CMCR Investigators' Meeting January 2026

Cannabinoids for the Treatment of Pain: The Case of Sickle-Cell Anemia

January 22, 2026

At the January CMCR Investigators’ Meeting, Daniele Piomelli, Ph.D., Distinguished Professor at UC Irvine and Editor-in-Chief of Cannabis and Cannabinoid Research, presented findings on the potential of cannabinoids for treating pain associated with Sickle Cell Disease (SCD). While acknowledging a recent large-scale clinical trial for chronic low back pain, Dr. Piomelli focused on the urgent need to identify specific clinical pain conditions amenable to cannabinoid interventions using robust preclinical models.

Using a humanized mouse model of SCD, Dr. Piomelli’s team demonstrated that acute administration of low-dose THC (1 mg/kg) effectively normalized disease-specific hyperalgesia and allodynia. Interestingly, during subacute (14-day) administration, efficacy was maintained for mechanical allodynia without tolerance, whereas tolerance developed rapidly for cold hyperalgesia, suggesting modality-specific responses. The presentation also highlighted the efficacy of cannabidiol (CBD). Unlike the high doses typically used in epilepsy, lower doses of CBD (10 and 30 mg/kg) provided robust analgesic effects in the SCD model with no observed tolerance.
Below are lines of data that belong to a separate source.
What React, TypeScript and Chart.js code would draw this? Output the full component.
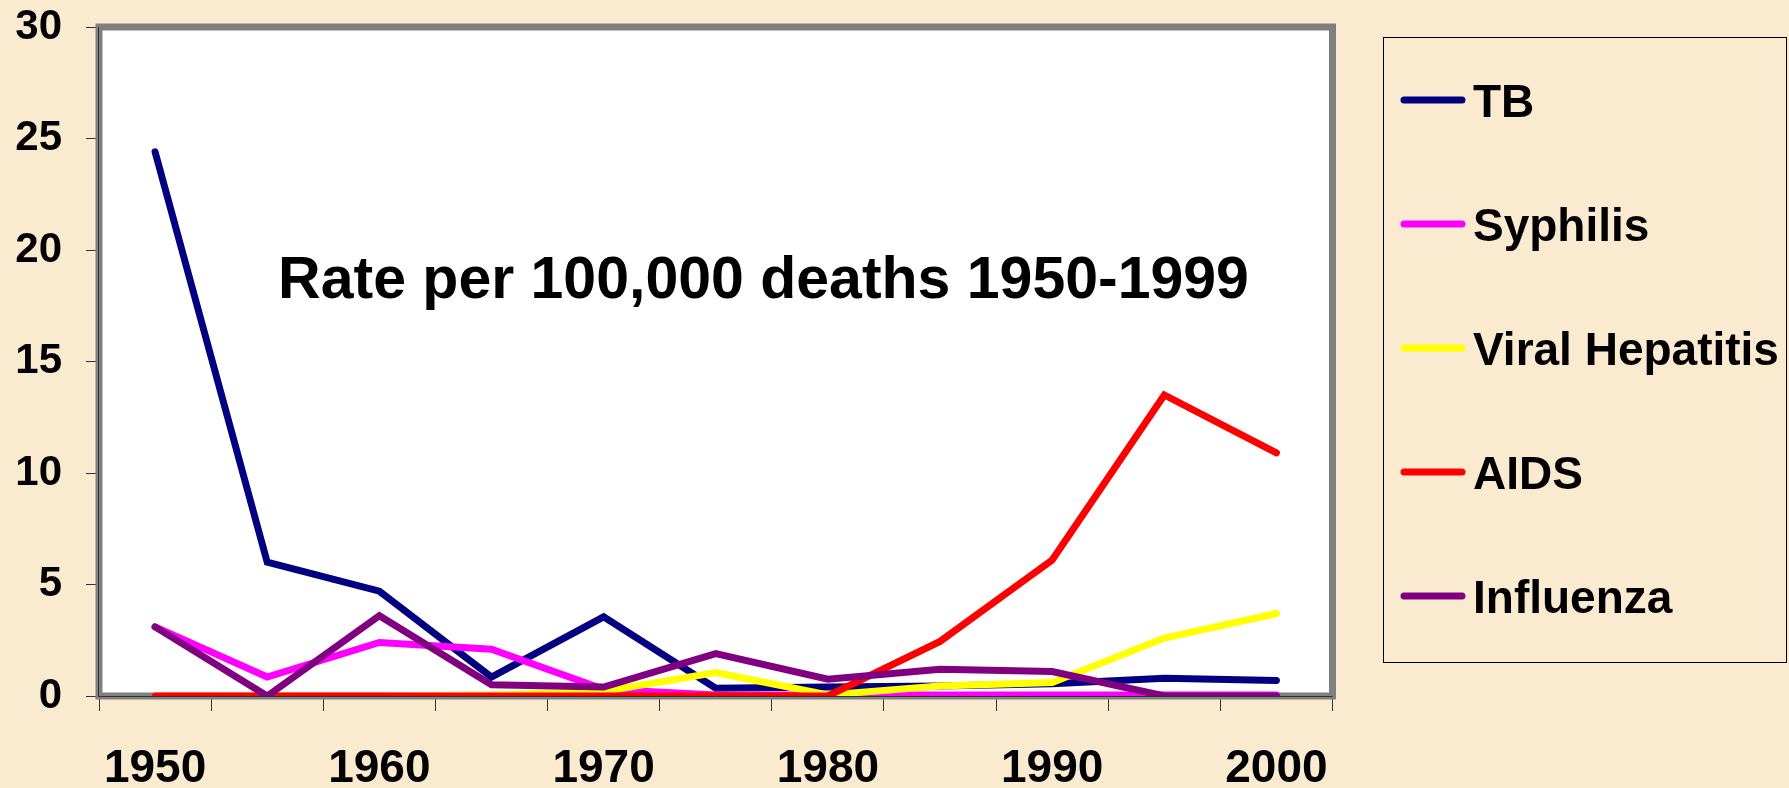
import { useEffect, useRef } from "react";
import { Chart, registerables } from "chart.js";

Chart.register(...registerables);

// ---------- data ----------
const categories = ["1950", "1955", "1960", "1965", "1970", "1975", "1980", "1985", "1990", "1995", "2000"];
const xTickLabels = ["1950", "", "1960", "", "1970", "", "1980", "", "1990", "", "2000"];
const tbValues = [24.4, 6.0, 4.7, 0.85, 3.55, 0.35, 0.4, 0.45, 0.55, 0.8, 0.7];
const syphilisValues = [3.1, 0.85, 2.4, 2.1, 0.3, 0.05, 0.05, 0.05, 0.05, 0.05, 0.05];
const hepatitisValues = [0, 0, 0, 0.05, 0.2, 1.05, 0.05, 0.45, 0.6, 2.6, 3.7];
const aidsValues = [0, 0, 0, 0, 0, 0, 0, 2.45, 6.1, 13.5, 10.9];
const influenzaValues = [3.1, 0, 3.6, 0.5, 0.4, 1.9, 0.75, 1.2, 1.1, 0, 0];
const seriesNames = ["TB", "Syphilis", "Viral Hepatitis", "AIDS", "Influenza"];
const seriesColors = ["#000080", "#FF00FF", "#FFFF00", "#FF0000", "#800080"];
const yMin = 0;
const yMax = 30;
const yStep = 5;
const titleText = "Rate per 100,000 deaths 1950-1999";

const FONT = '"Liberation Sans", Arial, Helvetica, sans-serif';
const BG = "#FAEBD0";

const decorPlugin = {
  id: "decor",
  beforeDraw(chart: any) {
    const { ctx, chartArea: a } = chart;
    ctx.save();
    ctx.fillStyle = BG;
    ctx.fillRect(0, 0, chart.width, chart.height);
    ctx.fillStyle = "#FFFFFF";
    ctx.fillRect(a.left, a.top, a.right - a.left, a.bottom - a.top);
    ctx.restore();
  },
  beforeDatasetsDraw(chart: any) {
    const { ctx, chartArea: a } = chart;
    ctx.save();
    // plot area frame
    ctx.strokeStyle = "#808080";
    ctx.lineWidth = 7;
    ctx.strokeRect(a.left, a.top, a.right - a.left, a.bottom - a.top);
    // thin axis lines
    ctx.strokeStyle = "#333333";
    ctx.lineWidth = 1;
    ctx.beginPath();
    ctx.moveTo(a.left - 0.5, a.top);
    ctx.lineTo(a.left - 0.5, a.bottom + 0.5);
    ctx.lineTo(a.right, a.bottom + 0.5);
    ctx.stroke();
    // title inside plot
    ctx.fillStyle = "#000000";
    ctx.font = `bold 59px ${FONT}`;
    ctx.textAlign = "center";
    ctx.textBaseline = "alphabetic";
    ctx.fillText(titleText, a.left + 664.5, a.top + 271);
    ctx.restore();
  },
  afterDraw(chart: any) {
    const { ctx } = chart;
    ctx.save();
    ctx.strokeStyle = "#000000";
    ctx.lineWidth = 1;
    ctx.strokeRect(1383.5, 37.5, 403, 625);
    chart.data.datasets.forEach((ds: any, i: number) => {
      const y = 100 + i * 124;
      ctx.strokeStyle = ds.borderColor;
      ctx.lineWidth = 7;
      ctx.lineCap = "round";
      ctx.beginPath();
      ctx.moveTo(1404, y);
      ctx.lineTo(1462, y);
      ctx.stroke();
      ctx.fillStyle = "#000000";
      ctx.font = `bold 46px ${FONT}`;
      ctx.textAlign = "left";
      ctx.textBaseline = "alphabetic";
      ctx.fillText(ds.label, 1473, y + 16.5);
    });
    ctx.restore();
  },
};

export default function App() {
  const canvasRef = useRef<HTMLCanvasElement | null>(null);

  useEffect(() => {
    document.body.style.margin = "0";
    document.body.style.background = BG;
    const canvas = canvasRef.current;
    if (!canvas) return;
    const valuesList = [tbValues, syphilisValues, hepatitisValues, aidsValues, influenzaValues];
    const chart = new Chart(canvas, {
      type: "line",
      data: {
        labels: categories,
        datasets: seriesNames.map((name, i) => ({
          label: name,
          data: valuesList[i],
          borderColor: seriesColors[i],
          backgroundColor: seriesColors[i],
          borderWidth: 7,
          borderCapStyle: "round",
          borderJoinStyle: "miter",
          pointRadius: 0,
          pointHoverRadius: 0,
          tension: 0,
          fill: false,
          order: seriesNames.length - 1 - i,
        })),
      },
      options: {
        animation: false,
        responsive: false,
        devicePixelRatio: 1,
        layout: { padding: { top: 27, right: 456.5, left: 0, bottom: 0 } },
        plugins: {
          legend: { display: false },
          title: { display: false },
          tooltip: { enabled: false },
        },
        scales: {
          x: {
            type: "category",
            offset: true,
            grid: {
              offset: true,
              drawOnChartArea: false,
              drawTicks: true,
              tickLength: 15,
              color: "#333333",
              lineWidth: 1,
            },
            border: { display: false },
            ticks: {
              autoSkip: false,
              maxRotation: 0,
              minRotation: 0,
              padding: 31,
              color: "#000000",
              font: { family: FONT, size: 46, weight: "bold" },
              callback: (_v: any, i: number) => xTickLabels[i],
            },
            afterFit: (s: any) => {
              s.height = 92;
              s.paddingLeft = 0;
              s.paddingRight = 0;
            },
          },
          y: {
            min: yMin,
            max: yMax,
            grid: {
              drawOnChartArea: false,
              drawTicks: true,
              tickLength: 13,
              color: "#333333",
              lineWidth: 1,
            },
            border: { display: false },
            ticks: {
              stepSize: yStep,
              padding: 24,
              color: "#000000",
              font: { family: FONT, size: 42, weight: "bold" },
            },
            afterFit: (s: any) => {
              s.width = 99;
              s.paddingTop = 0;
              s.paddingBottom = 0;
            },
          },
        },
      },
      plugins: [decorPlugin],
    } as any);
    return () => chart.destroy();
  }, []);

  return (
    <div style={{ width: 1789, height: 788, background: BG }}>
      <canvas ref={canvasRef} width={1789} height={788} style={{ display: "block" }} />
    </div>
  );
}
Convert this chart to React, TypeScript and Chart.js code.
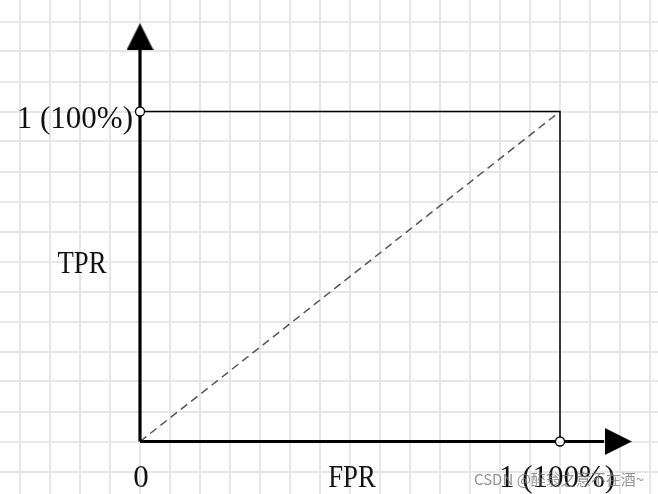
import React, { useEffect, useRef } from "react";
import { Chart, registerables } from "chart.js";

Chart.register(...registerables);

// ---- data (unit square ROC space) ----
const squareLine = [
  { x: 0, y: 1 },
  { x: 1, y: 1 },
  { x: 1, y: 0 },
];
const diagonalLine = [
  { x: 0, y: 0 },
  { x: 1, y: 1 },
];
const xAxisLine = [
  { x: 0, y: 0 },
  { x: 1.105, y: 0 },
];
const yAxisLine = [
  { x: 0, y: 0 },
  { x: 0, y: 1.19 },
];
const markerPoints = [
  { x: 0, y: 1 },
  { x: 1, y: 0 },
];
const xArrow = [{ x: 1.139, y: 0 }];
const yArrow = [{ x: 0, y: 1.227 }];

const yTickLabel = "1 (100%)";
const xTickLabels = ["0", "1 (100%)"];
const xTitle = "FPR";
const yTitle = "TPR";
const watermark = "CSDN @醉翁之意不在酒~";

// axis ranges (grid: 14 cells per x unit, 11 cells per y unit)
const X_MIN = -140 / 420;
const X_MAX = 518 / 420;
const Y_MIN = (441.5 - 494) / 330;
const Y_MAX = 441.5 / 330;
const X_GRID_STEP = 1 / 14;
const Y_GRID_STEP = 1 / 11;

function makeArrow(): HTMLCanvasElement {
  const c = document.createElement("canvas");
  c.width = 27;
  c.height = 27;
  const g = c.getContext("2d")!;
  g.fillStyle = "#000";
  g.beginPath();
  g.moveTo(13.5, 0);
  g.lineTo(27, 27);
  g.lineTo(0, 27);
  g.closePath();
  g.fill();
  return c;
}

const serif = "'Liberation Serif', 'DejaVu Serif', serif";

const labelPlugin = {
  id: "labels",
  afterDraw(chart: any) {
    const ctx = chart.ctx as CanvasRenderingContext2D;
    const xs = chart.scales.x;
    const ys = chart.scales.y;
    const x0 = xs.getPixelForValue(0);
    const x1 = xs.getPixelForValue(1);
    const y0 = ys.getPixelForValue(0);
    const y1 = ys.getPixelForValue(1);
    const yTitlePx = ys.getPixelForValue(0.5);
    const xTitlePx = xs.getPixelForValue(0.5);

    const draw = (t: string, cx: number, by: number, align: CanvasTextAlign, sx: number) => {
      ctx.save();
      ctx.translate(cx, by);
      ctx.scale(sx, 1);
      ctx.textAlign = align;
      ctx.textBaseline = "alphabetic";
      ctx.fillText(t, 0, 0);
      ctx.restore();
    };

    ctx.save();
    ctx.fillStyle = "#111";
    ctx.font = `31px ${serif}`;
    draw(yTickLabel, x0 - 7, y1 + 16, "right", 1);
    draw(yTitle, x0 - 58, yTitlePx - 4, "center", 0.86);
    draw(xTickLabels[0], x0 + 1, y0 + 45, "center", 1);
    draw(xTitle, xTitlePx + 2, y0 + 45, "center", 0.86);
    draw(xTickLabels[1], x1 - 3, y0 + 45, "center", 1);

    ctx.font = `15px 'Noto Sans CJK SC', 'Noto Sans', sans-serif`;
    ctx.fillStyle = "rgba(120,120,120,0.8)";
    ctx.textAlign = "left";
    ctx.textBaseline = "middle";
    ctx.fillText(watermark, 474, y0 + 38);
    ctx.restore();
  },
};

export default function App() {
  const ref = useRef<HTMLCanvasElement | null>(null);

  useEffect(() => {
    document.body.style.margin = "0";
    const canvas = ref.current!;
    const arrow = makeArrow();
    const gridTicks = (min: number, max: number, step: number) => {
      const out: { value: number }[] = [];
      const kStart = Math.ceil(min / step - 1e-9);
      const kEnd = Math.floor(max / step + 1e-9);
      for (let k = kStart; k <= kEnd; k++) out.push({ value: k * step });
      return out;
    };

    const chart = new Chart(canvas, {
      type: "scatter",
      data: {
        datasets: [
          {
            data: markerPoints,
            showLine: false,
            pointRadius: 4.5,
            pointBackgroundColor: "#fff",
            pointBorderColor: "#000",
            pointBorderWidth: 1.3,
            order: 0,
          },
          {
            data: xArrow,
            showLine: false,
            pointStyle: arrow as any,
            rotation: 90,
            pointRadius: 14,
            order: 1,
          },
          {
            data: yArrow,
            showLine: false,
            pointStyle: arrow as any,
            rotation: 0,
            pointRadius: 14,
            order: 1,
          },
          {
            data: xAxisLine,
            showLine: true,
            borderColor: "#000",
            borderWidth: 3.2,
            pointRadius: 0,
            borderCapStyle: "butt",
            order: 2,
          },
          {
            data: yAxisLine,
            showLine: true,
            borderColor: "#000",
            borderWidth: 3.2,
            pointRadius: 0,
            order: 2,
          },
          {
            data: squareLine,
            showLine: true,
            borderColor: "#000",
            borderWidth: 1.5,
            pointRadius: 0,
            order: 3,
          },
          {
            data: diagonalLine,
            showLine: true,
            borderColor: "#555",
            borderWidth: 1.5,
            borderDash: [8, 5],
            pointRadius: 0,
            order: 4,
          },
        ],
      },
      options: {
        animation: false,
        responsive: false,
        layout: { padding: 0, autoPadding: false },
        events: [],
        plugins: { legend: { display: false }, tooltip: { enabled: false } },
        scales: {
          x: {
            type: "linear",
            min: X_MIN,
            max: X_MAX,
            afterBuildTicks: (s: any) => {
              s.ticks = gridTicks(X_MIN, X_MAX, X_GRID_STEP);
            },
            ticks: { display: false },
            border: { display: false },
            grid: { color: "#e6e6e6", lineWidth: 2, drawTicks: false },
          },
          y: {
            type: "linear",
            min: Y_MIN,
            max: Y_MAX,
            afterBuildTicks: (s: any) => {
              s.ticks = gridTicks(Y_MIN, Y_MAX, Y_GRID_STEP);
            },
            ticks: { display: false },
            border: { display: false },
            grid: { color: "#e6e6e6", lineWidth: 2, drawTicks: false },
          },
        },
      },
      plugins: [labelPlugin],
    });
    return () => chart.destroy();
  }, []);

  return <canvas ref={ref} width={658} height={494} style={{ display: "block" }} />;
}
When THC and CBD were co-administered at low doses (0.45 mg/kg THC and 5.08 mg/kg CBD), Dr. Piomelli observed a synergistic effect. He detailed the potential mechanisms driving this interaction: pharmacokinetically, the combination appeared to slow metabolism, increasing circulating levels of both cannabinoids. Pharmacodynamically, the combination significantly elevated levels of the endocannabinoid 2-arachidonoylglycerol (2-AG), a phenomenon also recently observed in human subjects. At the molecular level in the spinal cord, the compounds showed complementary anti-inflammatory actions, with CBD reducing pro-inflammatory IL-1β and THC increasing anti-inflammatory IL-10.

Concluding his talk, Dr. Piomelli argued that these solid preclinical data justify the development of a properly designed, sufficiently powered clinical trial for SCD. He advocated for oral administration to ensure consistent dosing and metabolic activation, suggesting that a targeted, condition-specific approach is necessary to move beyond the failures of previous broad-spectrum clinical methodologies.

Daniele Piomelli, PhD, MD (hon) is the Louise Turner Arnold Chair in Neurosciences and Distinguished Professor of Anatomy & Neurobiology, Pharmacology & Biological Chemistry at UC Irvine. Dr. Piomelli is a world-renowned cannabis scientist who directs the NIDA Center of Excellence ICAL (Impact of Cannabinoids Across the Lifespan) and UCI's Center for the Study of Cannabis. Dr. Piomelli is Editor-in-Chief of Cannabis and Cannabinoid Research, a premier peer-reviewed journal entirely dedicated to the study of cannabis, its derivatives, and their endogenous counterparts in the human body. He is author of >470 peer-reviewed articles, three full-length books, and >38 patents.